Expectations and Holiday Stress

by: Rusty Fleischer, Program Director –

stress and dinner

It never fails, holiday season somehow creeps up on us every year, almost unexpected. And here we are, again. WE get caught up in the hustle and bustle and often don’t give any thought as to what the holiday season is about for us, particularly from the stress side of it. We know we are stressed out, but do we ever try to look at the sources of our stress?

A while back we had a group discussion on handling holiday stress and when we asked the participants to describe what holiday stress looks and feels like for them, here are some of the words they used:

  • loneliness
  • confusion
  • overwhelm
  • expenses and stress on family budget
  • juggling family relationships
  • time management
  • anxiety
  • being Jewish in a Christian society
  • missing loved ones who have passed

Many questioned the meaning of the holidays, grieving over the loss of true connection and expressing anger and frustration over the commercialization of the holidays, turning the holidays into a consumer machine filled with expectations.

A red light went on for me when I realized what a large role expectations play in our lives, especially around holiday time. Just stop and think for a moment how we are surrounded by expectations.

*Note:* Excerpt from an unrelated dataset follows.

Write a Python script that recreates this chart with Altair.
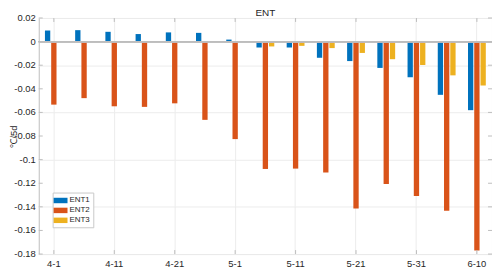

They are coming at us from all directions, externally and internally/

Here is a list of just a few those expectations:

  • buying all the merchandise the media is throwing at us
  • fulfilling other people’s wishes
  • juggling our time between work and family
  • wearing the right clothes
  • being the right weight and exercising
  • eating healthy and feeding our kids healthy


Oh, and by the way, as we do all of this, we are also expected to smile.

In my work as Program Director of Anger Alternatives, here is what I have learned about expectations:

  • They are hidden, unspoken assumptions about what you or someone else should or shouldn’t do.
  • They leave you or someone else vulnerable to disappointment.
  • When expectations are not met, blame and shame kick in.
  • They can become a deadly trap in a relationship.
  • When not fulfilled, expectation leads to frustration, resentment, anger and being in a constant mode of super stress.

It would be both healthy and beneficial for us see the expectations for what they really are – a form of control and manipulation.

As I wish you all a very happy holiday season, I invite you to join me and really celebrate; let’s drop the expectations and help ourselves deal more affectively with the holiday stress.

And while you are at it, I would love to hear about your holiday stress and how you deal with it. And if you are need help handling the stress and other issues that come up for you at holiday time, contact us and let us support you :

816-753-5118 or rusty@anger.or


  1. I am exploring being grateful this holiday season. I have chosen to focus more on what I can give than on what I can get.
    For Christnas, I will be helping Salvation Army deliver meals to.homebound folks.

    • Thanks Paul for sharing tht. It is an very inspiring. Giving of yourself, your time and effort, is a great way to lower the stress level.

    • Thank you, for sharing that. I often get lost on the meaning during the holidays. I get trapped in the falsity of the season. Maybe that’s just it. I’ll find my own meaning, through my own confusion. That’s beautiful.

    • I am glad we are able to support you during this time. Have a happy holiday.